First, the requestor stated that it would not furnish any designated health services (DHS) and that the proposed arrangement would not implicate the physician self-referral law. This is a curious certification, as most physician practices furnish DHS. Perhaps the requestor meant that there was no DHS in the ASC arrangement, which would make sense because ASC services are not DHS. The AO is unclear on this issue. Even if the requestor furnished DHS at the practice, it is not obvious how that would change the employment bonus analysis. Since ASC services are not DHS, paying employed physicians a percentage of ASC facility profits would not be a payment for DHS.

Second, the requestor appears to have been restructuring its ASC as part of the request, but did not make that restructuring part of the request. Specifically, the requestor stated it “plans to operate the two ASCs as corporate divisions of Requestor (i.e., as divisions within the same legal entity as Requestor and not as subsidiaries of Requestor)” and the requestor “has not asked [OIG] to opine on, and [OIG] express[es] no opinion regarding, remuneration related to any corporate restructuring of requestor or any ownership distributions provided by requestor.”  (Emphasis added). As a result of the requestor’s framing of the request, it is not clear what the ASC ownership structure was prior to the request or why or how requestor made the ownership change.  The factual situation of an ASC being a “division” of a practice is relatively uncommon.  Analytically, there does not appear to be much of a difference between an ASC as a division of a practice and an ASC as a wholly owned subsidiary of a practice, which is a common structure, but this AO addresses the former. Similarly, in the health system and group practice contexts, employers may want to encourage their employed physicians to perform cases at affiliated ASCs or hospitals, which are not the entities that actually employ the physicians. The potential regulatory risk associated with an employer’s compensation to its employees based on the use of affiliated entities is a fact-specific analysis.

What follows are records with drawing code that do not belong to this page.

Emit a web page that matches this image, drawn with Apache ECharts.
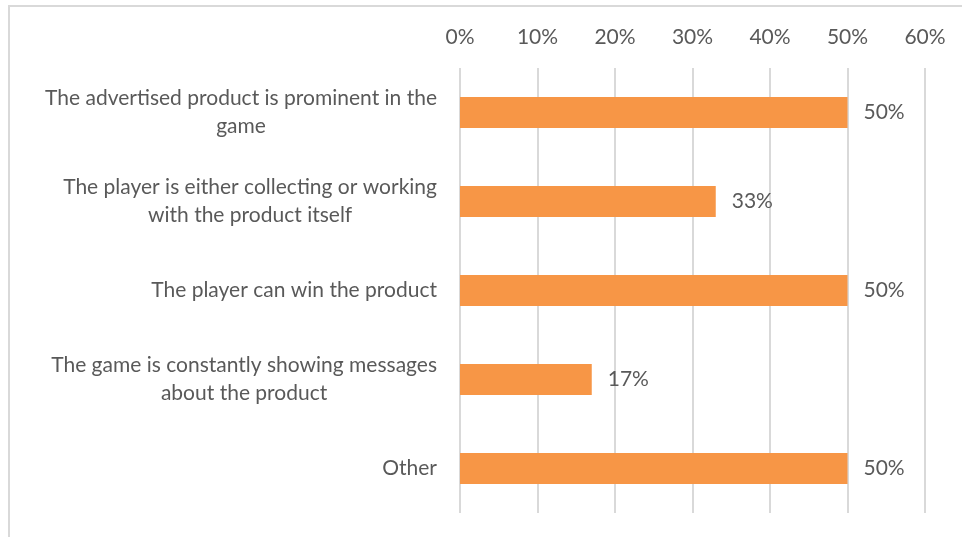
<!DOCTYPE html>
<html>
<head>
<meta charset="utf-8">
<script src="https://cdn.jsdelivr.net/npm/echarts@6/dist/echarts.min.js"></script>
<style>
  html, body { margin: 0; padding: 0; background: #ffffff; }
  #chart { width: 962px; height: 537px; }
</style>
</head>
<body>
<div id="chart"></div>
<script>
// Survey categories (line breaks mark where the labels wrap)
const categories = [
  'The advertised product is prominent in the\ngame',
  'The player is either collecting or working\nwith the product itself',
  'The player can win the product',
  'The game is constantly showing messages\nabout the product',
  'Other'
];
// Share of respondents, in percent
const shares = [50, 33, 50, 17, 50];
// Value axis ticks
const axisMin = 0;
const axisMax = 60;
const axisStep = 10;

const FONT = 'Lato';
const SIZE = 21;
const TEXT = '#595959';
const GRID_LINE = '#d9d9d9';

const chart = echarts.init(document.getElementById('chart'));

chart.setOption({
  backgroundColor: '#ffffff',
  animation: false,
  textStyle: { fontFamily: FONT, color: TEXT },
  graphic: [{
    type: 'rect',
    shape: { x: 9, y: 6, width: 1000, height: 600 },
    style: { fill: 'none', stroke: '#d9d9d9', lineWidth: 2 },
    silent: true,
    z: -1
  }],
  grid: { left: 460, right: 37, top: 68, bottom: 24, containLabel: false },
  xAxis: {
    type: 'value',
    position: 'top',
    min: axisMin,
    max: axisMax,
    interval: axisStep,
    axisLine: { show: false },
    axisTick: { show: false },
    axisLabel: {
      formatter: '{value}%',
      color: TEXT,
      fontFamily: FONT,
      fontSize: SIZE,
      margin: 20
    },
    splitLine: { show: true, lineStyle: { color: GRID_LINE, width: 2 } }
  },
  yAxis: {
    type: 'category',
    inverse: true,
    data: categories,
    axisLine: { show: false },
    axisTick: { show: false },
    axisLabel: {
      margin: 23,
      color: TEXT,
      fontFamily: FONT,
      fontSize: SIZE,
      formatter: function (value) {
        return value.split('\n').map(function (l) { return '{c|' + l + '}'; }).join('\n');
      },
      rich: {
        c: { align: 'center', color: TEXT, fontFamily: FONT, fontSize: SIZE, lineHeight: 28 }
      }
    }
  },
  series: [{
    type: 'bar',
    data: shares,
    barWidth: 31,
    itemStyle: { color: '#F79646' },
    label: {
      show: true,
      position: 'right',
      distance: 16,
      color: TEXT,
      fontFamily: FONT,
      fontSize: SIZE,
      formatter: function (p) { return p.value + '%'; }
    }
  }]
});
</script>
</body>
</html>
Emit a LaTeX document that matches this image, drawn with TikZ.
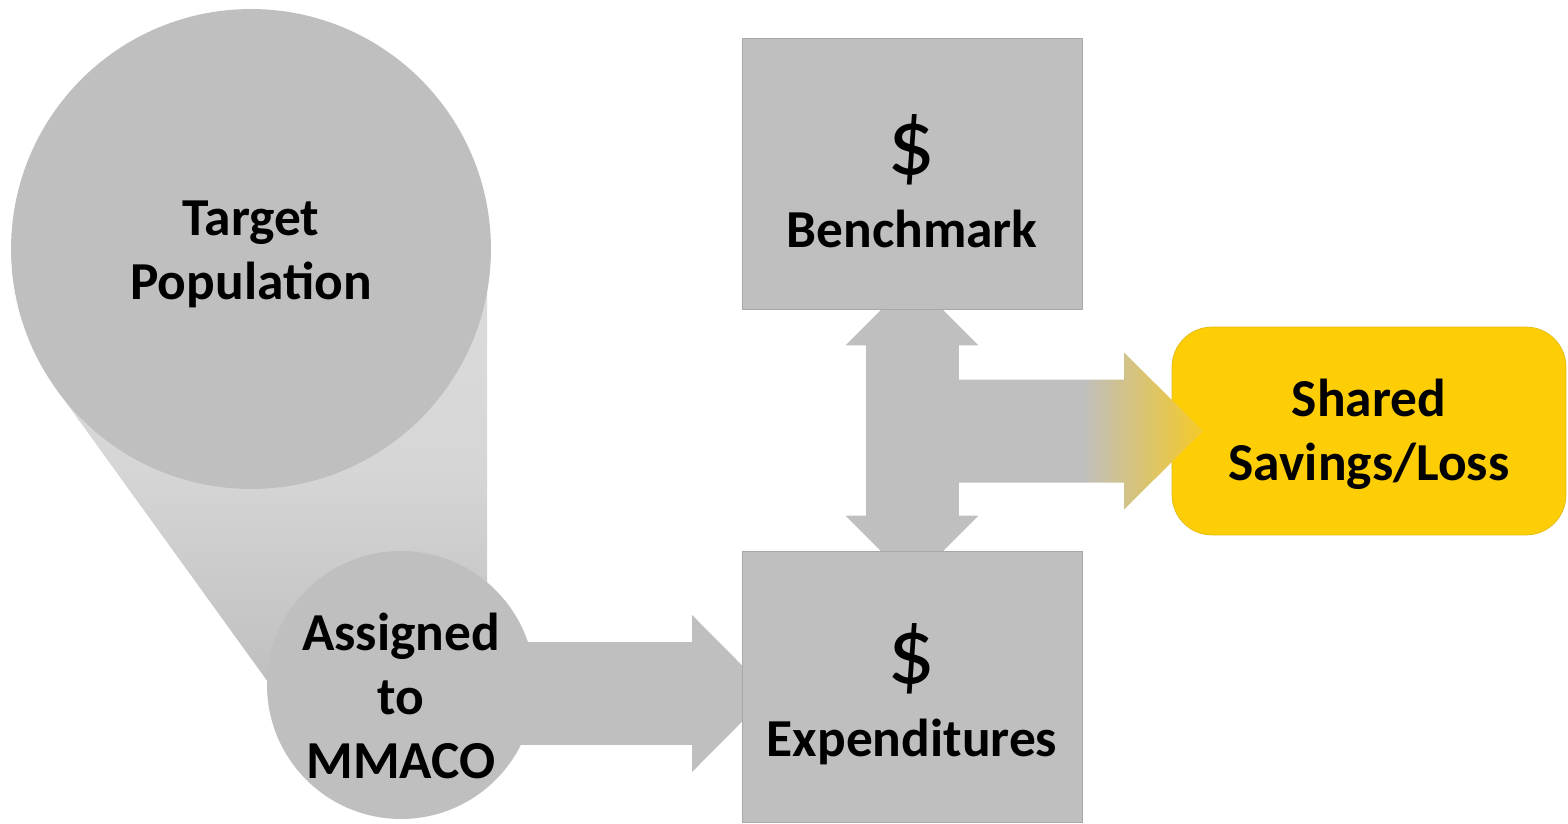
\documentclass[tikz,border=0pt]{standalone}
\usepackage{fontspec}
\setmainfont{Carlito}
\usetikzlibrary{arrows.meta,calc,backgrounds}

\definecolor{boxgray}{RGB}{191,191,191}
\definecolor{edgegray}{RGB}{168,168,168}
\definecolor{funnellight}{RGB}{220,220,220}
\definecolor{funnelmid}{RGB}{214,214,214}
\definecolor{savegold}{RGB}{253,206,6}
\definecolor{savedge}{RGB}{226,186,20}
\definecolor{tipgold}{RGB}{244,201,40}

% gray shaft fading into gold towards the tip
\pgfdeclarehorizontalshading{graytogold}{100bp}{color(0bp)=(boxgray); color(52bp)=(boxgray); color(75bp)=(tipgold); color(100bp)=(tipgold)}

\tikzset{
  txt/.style={align=center, inner sep=0pt, font=\bfseries\fontsize{30.4}{36.5}\selectfont},
  popcircle/.style={circle, fill=boxgray, inner sep=0pt, outer sep=0pt},
  costbox/.style={rectangle, fill=boxgray, draw=edgegray, line width=0.5pt,
    minimum width=6.8cm, minimum height=5.42cm, inner sep=0pt, outer sep=0pt},
  resultbox/.style={rectangle, rounded corners=0.8cm, fill=savegold, draw=savedge, line width=0.4pt,
    minimum width=7.88cm, minimum height=4.16cm, inner sep=0pt, outer sep=0pt},
  fatarrow/.style={draw=boxgray, line width=2.06cm,
    -{Triangle[length=1.56cm,width=3.14cm,line width=0pt]}, shorten >=-0.56cm},
  dblarrow/.style={draw=boxgray, line width=1.86cm,
    {Triangle[length=1.33cm,width=2.66cm,line width=0pt]}-{Triangle[length=1.33cm,width=2.66cm,line width=0pt]},
    shorten >=-0.62cm, shorten <=-0.6cm},
}
\newcommand{\dollar}{{\mdseries\fontsize{54}{54}\selectfont\$}}

\begin{document}
\begin{tikzpicture}[x=0.02cm,y=-0.02cm]
  \useasboundingbox (0,0) rectangle (1568,824);

  \node[popcircle, minimum size=9.6cm,
    label={[txt,yshift=-0.1cm]center:Target\\Population}] (target) at (251,249) {};
  \node[popcircle, minimum size=5.36cm,
    label={[txt,yshift=-0.22cm]center:Assigned\\to\\MMACO}] (mmaco) at (401,685) {};

  \node[costbox, label={[txt,yshift=-0.16cm]center:\dollar\\[5pt]Benchmark}] (bench) at (912,173.5) {};
  \node[costbox, label={[txt,yshift=-0.16cm]center:\dollar\\[5pt]Expenditures}] (expend) at (912,686.5) {};

  \node[resultbox, label={[txt,yshift=-0.06cm]center:Shared\\Savings/Loss}] (savings) at (1369,431) {};

  \begin{scope}[on background layer]
    % funnel between the two populations
    \shade[top color=funnellight, bottom color=boxgray, middle color=funnelmid]
      (target.center) -- (57,390) -- (268,682) -- (mmaco.center)
      -- (487,582) -- (487,293) -- cycle;
    \draw[fatarrow] (mmaco.center |- 0,693.5) -- (expend.west |- 0,693.5);
    \draw[dblarrow] (bench) -- (expend);
  \end{scope}

  % outcome arrow, drawn over the gold box
  \coordinate (gs) at (940,431);
  \coordinate (gt) at ($(savings.west)+(31,0)$);
  \shade[shading=graytogold]
    ($(gs)+(0,-51.5)$) -- ($(gt)+(-79,-51.5)$) -- ($(gt)+(-79,-78.5)$) -- (gt)
    -- ($(gt)+(-79,78.5)$) -- ($(gt)+(-79,51.5)$) -- ($(gs)+(0,51.5)$) -- cycle;
\end{tikzpicture}
\end{document}
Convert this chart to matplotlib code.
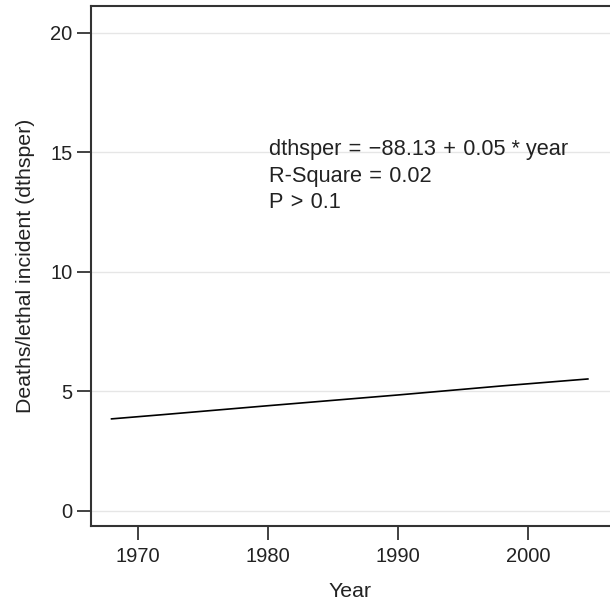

Ultimately AO 23-07 leaves more questions unanswered than it answers. However, it is beneficial that AO 23-07 confirms the broad protection that the employee exception and safe harbor provides to compensation arrangements that fall within its scope.

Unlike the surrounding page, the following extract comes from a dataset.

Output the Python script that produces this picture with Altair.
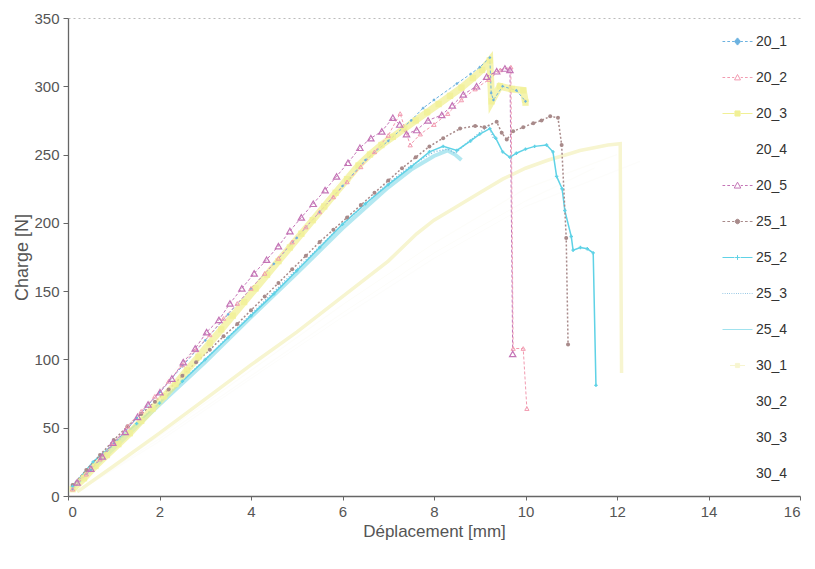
import altair as alt
import pandas as pd

series_names = ["20_1", "20_2", "20_3", "20_4", "20_5", "25_1", "25_2",
                "25_3", "25_4", "30_1", "30_2", "30_3", "30_4"]
series_colors = ["#6cb2e0", "#f29ab0", "#f1f096", "#fdfdf9", "#c474b6", "#a88a8a",
                 "#5fd2e6", "#7ab8dc", "#a0e2ee", "#f7f5d0", "#fdfdf9", "#fdfdfa", "#fdfdfb"]

# ---- series values ----
x_20_1 = [0.1, 0.5, 1.0, 1.5, 2.0, 2.5, 3.0, 3.5, 4.0, 4.5, 5.0, 5.5, 6.0, 6.5, 7.0, 7.5,
          7.76, 8.0, 8.5, 8.8, 9.0, 9.22, 9.25, 9.3, 9.5, 9.8, 10.0]
y_20_1 = [5, 19, 38, 57, 76, 95, 114, 133, 152, 170, 189, 208, 227, 246, 260, 275,
          284, 290, 302, 309, 314, 321, 295, 290, 300, 297, 289]

x_20_2 = [0.1, 0.4, 0.7, 1.0, 1.3, 1.6, 1.9, 2.2, 2.5, 2.8, 3.1, 3.4, 3.7, 4.0, 4.3, 4.6,
          4.9, 5.2, 5.5, 5.8, 6.1, 6.4, 6.7, 7.0, 7.26, 7.48, 7.7, 8.0, 8.3, 8.6, 8.9, 9.2,
          9.45, 9.68, 9.73, 9.95, 10.03]
y_20_2 = [5, 16, 27, 39, 51, 62, 73, 84, 96, 107, 118, 130, 141, 152, 163, 174,
          186, 197, 208, 219, 230, 241, 252, 264, 280, 257, 265, 272, 280, 290, 298, 305,
          312, 314, 108, 108, 64]

x_20_3 = [0.1, 0.35, 0.6, 0.85, 1.1, 1.35, 1.6, 1.85, 2.1, 2.35, 2.6, 2.85, 3.1, 3.35, 3.6,
          3.85, 4.1, 4.35, 4.6, 4.85, 5.1, 5.35, 5.6, 5.85, 6.1, 6.35, 6.6, 6.85, 7.1, 7.35,
          7.6, 7.85, 8.1, 8.35, 8.6, 8.85, 9.05, 9.22, 9.26, 9.44, 9.7, 9.95, 10.0]
y_20_3 = [5, 13, 22, 30, 38, 46, 55, 64, 73, 82, 92, 102, 112, 122, 132,
          142, 152, 162, 172, 182, 192, 202, 212, 222, 232, 242, 250, 257, 263, 269,
          275, 281, 287, 293, 299, 306, 312, 319, 289, 300, 298, 297, 288]

x_20_4 = [0.1, 1.0, 2.0, 3.0, 4.0, 5.0, 6.0, 7.0, 8.0, 9.0]
y_20_4 = [5, 40, 79, 118, 157, 196, 233, 265, 290, 312]

x_20_5 = [0.2, 0.5, 0.75, 0.98, 1.25, 1.52, 1.75, 2.01, 2.27, 2.52, 2.78, 3.03, 3.30, 3.54,
          3.80, 4.07, 4.34, 4.60, 4.85, 5.10, 5.36, 5.62, 5.87, 6.12, 6.38, 6.62, 6.86, 7.10,
          7.25, 7.40, 7.62, 7.87, 8.17, 8.40, 8.64, 8.93, 9.15, 9.37, 9.55, 9.66, 9.72]
y_20_5 = [10, 20, 29, 39, 47, 58, 67, 76, 86, 98, 108, 120, 129, 141,
          152, 163, 173, 183, 194, 204, 214, 224, 234, 244, 255, 262, 267, 277,
          272, 265, 268, 275, 279, 286, 294, 300, 307, 311, 313, 312, 104]

x_25_1 = [0.1, 0.4, 0.7, 1.0, 1.3, 1.6, 1.9, 2.2, 2.5, 2.8, 3.1, 3.4, 3.7, 4.0, 4.3, 4.6,
          4.9, 5.2, 5.5, 5.8, 6.1, 6.4, 6.7, 7.0, 7.3, 7.6, 7.9, 8.2, 8.57, 8.9, 9.1, 9.37,
          9.48, 9.59, 9.73, 9.95, 10.17, 10.35, 10.54, 10.71, 10.79, 10.89, 10.93]
y_25_1 = [8, 19, 30, 41, 51, 60, 69, 78, 88, 98, 107, 117, 126, 136, 146, 156,
          166, 176, 186, 195, 204, 213, 222, 231, 240, 248, 256, 262, 269, 271, 270, 274,
          266, 261, 267, 270, 273, 275, 278, 277, 257, 189, 111]

x_25_2 = [0.1, 0.55, 1.0, 1.5, 2.0, 2.5, 3.0, 3.5, 4.0, 4.5, 5.0, 5.5, 6.0, 6.5, 7.0, 7.5,
          7.9, 8.2, 8.5, 8.8, 9.0, 9.22, 9.35, 9.5, 9.66, 9.8, 10.0, 10.2, 10.46, 10.6, 10.68,
          10.8, 10.86, 11.0, 11.04, 11.2, 11.35, 11.48, 11.54]
y_25_2 = [7, 25, 38, 53, 68, 84, 100, 116, 132, 148, 165, 182, 199, 214, 228, 241,
          252, 256, 253, 260, 265, 269, 262, 252, 248, 251, 254, 256, 257, 252, 234,
          225, 209, 190, 180, 182, 181, 178, 81]

x_25_3 = [0.1, 1.0, 2.0, 3.0, 4.0, 5.0, 6.0, 7.0, 7.5, 8.0, 8.3, 8.46, 8.7, 9.0, 9.2, 9.3]
y_25_3 = [8, 37, 69, 100, 133, 166, 199, 229, 242, 252, 254, 251, 258, 266, 271, 262]

x_25_4 = [0.1, 1.0, 2.0, 3.0, 4.0, 5.0, 6.0, 7.0, 7.5, 8.0, 8.3, 8.46, 8.6]
y_25_4 = [6, 35, 67, 98, 131, 163, 196, 226, 239, 249, 253, 250, 246]

x_30_1 = [0.2, 1.0, 2.0, 3.0, 4.0, 5.0, 6.0, 7.0, 7.62, 8.0, 8.5, 9.0, 9.5, 10.0, 10.5,
          11.0, 11.19, 11.5, 11.8, 12.07, 12.1]
y_30_1 = [3, 22, 46, 71, 96, 120, 146, 172, 192, 202, 212, 222, 232, 240, 246,
          251, 253, 255, 257, 258, 90]

x_30_2 = [0.2, 2.0, 4.0, 6.0, 8.0, 10.0, 12.0]
y_30_2 = [4, 44, 92, 140, 185, 225, 250]
x_30_3 = [0.2, 2.0, 4.0, 6.0, 8.0, 10.0, 11.5]
y_30_3 = [3, 42, 88, 134, 178, 216, 240]
x_30_4 = [0.2, 2.0, 4.0, 6.0, 8.0, 10.0, 12.5]
y_30_4 = [3, 40, 86, 131, 174, 212, 245]

x_ticks = [0, 2, 4, 6, 8, 10, 12, 14, 16]
y_ticks = [0, 50, 100, 150, 200, 250, 300, 350]

# draw order: faint series first
ordered = [
    ("20_4", x_20_4, y_20_4), ("30_2", x_30_2, y_30_2), ("30_3", x_30_3, y_30_3),
    ("30_4", x_30_4, y_30_4), ("30_1", x_30_1, y_30_1), ("25_4", x_25_4, y_25_4),
    ("25_3", x_25_3, y_25_3), ("25_2", x_25_2, y_25_2), ("25_1", x_25_1, y_25_1),
    ("20_3", x_20_3, y_20_3), ("20_1", x_20_1, y_20_1), ("20_2", x_20_2, y_20_2),
    ("20_5", x_20_5, y_20_5),
]
rows = []
k = 0
for name, xs, ys in ordered:
    for a, b in zip(xs, ys):
        rows.append({"series": name, "x": a, "y": b, "i": k})
        k += 1
df = pd.DataFrame(rows)
col = dict(zip(series_names, series_colors))

FONT = "Liberation Sans"

line_dash = {"20_1": [3, 2], "20_2": [3, 2], "20_5": [3, 2], "25_1": [2, 2], "25_3": [1, 2]}
line_width = {"20_3": 7, "30_1": 3.5, "25_4": 4, "25_1": 1.5, "25_2": 1.5, "25_3": 1.5}
line_opacity = {"20_3": 0.75, "25_4": 0.8}

x_enc = alt.X("x:Q", scale=alt.Scale(domain=[0, 16], nice=False),
              axis=alt.Axis(values=x_ticks, title="Déplacement [mm]", grid=False,
                            labelFontSize=15, titleFontSize=17, labelPadding=4,
                            titlePadding=4, tickSize=4, titleFontWeight="normal"))
y_enc = alt.Y("y:Q", scale=alt.Scale(domain=[0, 350], nice=False),
              axis=alt.Axis(values=y_ticks, title="Charge [N]", labelFontSize=15,
                            titleFontSize=18, labelPadding=4, titlePadding=2, tickSize=5,
                            titleFontWeight="normal",
                            grid=True, gridDash=[2, 3], gridColor="#bbbbbb",
                            gridOpacity={"condition": {"test": "datum.value === 350", "value": 1},
                                         "value": 0}))

base = alt.Chart(df)

layers = []
for name, _, _ in ordered:
    kw = dict(clip=True, stroke=col[name], strokeWidth=line_width.get(name, 1),
              opacity=line_opacity.get(name, 1))
    if name in line_dash:
        kw["strokeDash"] = line_dash[name]
    layers.append(
        base.transform_filter(alt.datum.series == name).mark_line(**kw).encode(
            x=x_enc, y=y_enc, order="i:Q")
    )

def pts(name, shape, filled, size, sw=1.0, op=1.0):
    c = col[name]
    kw = dict(shape=shape, filled=filled, size=size, strokeWidth=sw, opacity=op)
    if filled:
        kw["fill"] = c
        kw["strokeWidth"] = 0
    else:
        kw["stroke"] = c
    return base.transform_filter(alt.datum.series == name).mark_point(**kw).encode(x=x_enc, y=y_enc)

layers += [
    pts("20_3", "square", True, 40, op=0.8),
    pts("25_1", "circle", True, 16),
    pts("25_2", "cross", True, 12),
    pts("20_1", "diamond", True, 10),
    pts("20_2", "triangle-up", False, 18, sw=1),
    pts("20_5", "triangle-up", False, 40, sw=1.2),
]

# legend symbols: short dashed line with a marker (Excel style)
dash_l = "M-1,0H-0.82M-0.68,0H-0.5M-0.36,0H-0.22"
dash_r = "M0.22,0H0.36M0.5,0H0.68M0.82,0H1"
legend_paths = [
    dash_l + dash_r + "M0,-0.24L0.2,0L0,0.24L-0.2,0Z",
    dash_l + dash_r + "M0,-0.2L0.2,0.16L-0.2,0.16Z",
    "M-1,0H-0.2M0.2,0H1M-0.17,-0.17H0.17V0.17H-0.17Z",
    "M-0.01,0H0.01",
    dash_l + dash_r + "M0,-0.22L0.22,0.17L-0.22,0.17Z",
    dash_l + dash_r + "M-0.15,0A0.15,0.15 0 1,0 0.15,0A0.15,0.15 0 1,0 -0.15,0Z",
    "M-1,0H-0.2M0.2,0H1M-0.16,0H0.16M0,-0.16V0.16",
    "M-1,0H-0.95M-0.85,0H-0.8M-0.7,0H-0.65M-0.55,0H-0.5M-0.4,0H-0.35M-0.25,0H-0.2M-0.1,0H-0.05"
    "M0.05,0H0.1M0.2,0H0.25M0.35,0H0.4M0.5,0H0.55M0.65,0H0.7M0.8,0H0.85M0.95,0H1",
    "M-1,0H1",
    "M-0.5,0H0.5M-0.14,-0.14H0.14V0.14H-0.14Z",
    "M-0.01,0H0.01",
    "M-0.01,0H0.01",
    "M-0.01,0H0.01",
]
legend_fills = [col["20_1"], "transparent", col["20_3"], "transparent", "transparent", col["25_1"],
                "transparent", "transparent", "transparent", col["30_1"], "transparent",
                "transparent", "transparent"]

leg = alt.Legend(title=None, orient="none", legendX=654, legendY=8, padding=0,
                 symbolSize=900, symbolStrokeWidth=1, labelFontSize=14, labelColor="#333333",
                 labelFont=FONT, labelOffset=3, rowPadding=13, symbolOpacity=1)

legend_df = pd.DataFrame({"series": series_names})
legend_layer = alt.Chart(legend_df).mark_point(filled=False, opacity=0, strokeWidth=1).encode(
    stroke=alt.Stroke("series:N", scale=alt.Scale(domain=series_names, range=series_colors), legend=leg),
    shape=alt.Shape("series:N", scale=alt.Scale(domain=series_names, range=legend_paths), legend=leg),
    fill=alt.Fill("series:N", scale=alt.Scale(domain=series_names, range=legend_fills), legend=leg),
)
layers.append(legend_layer)

chart = alt.layer(*layers).properties(
    width=732, height=478,
    autosize=alt.AutoSizeParams(type="none"),
    padding={"left": 60, "top": 10, "right": 7, "bottom": 50},
    background="white",
).configure_view(stroke=None).configure_axis(
    labelFont=FONT, titleFont=FONT, labelColor="#555555", titleColor="#555555",
    titleFontWeight="normal", domainColor="#666666", domainWidth=1.3,
    tickColor="#666666",
)

chart.save("out.html", embed_options={"renderer": "svg", "actions": False})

Finally, we note that OIG’s analysis only addresses issues under the federal AKS. OIG does not express any opinion regarding the proposed arrangement’s compliance with any state law or the issues such an arrangement would pose under other potentially applicable federal law, such as the physician self-referral law. Before entering into a similar arrangement or considering the potential risk profile of practice-owned or affiliated ASCs, entities should consult legal counsel for an analysis under both federal and applicable state law.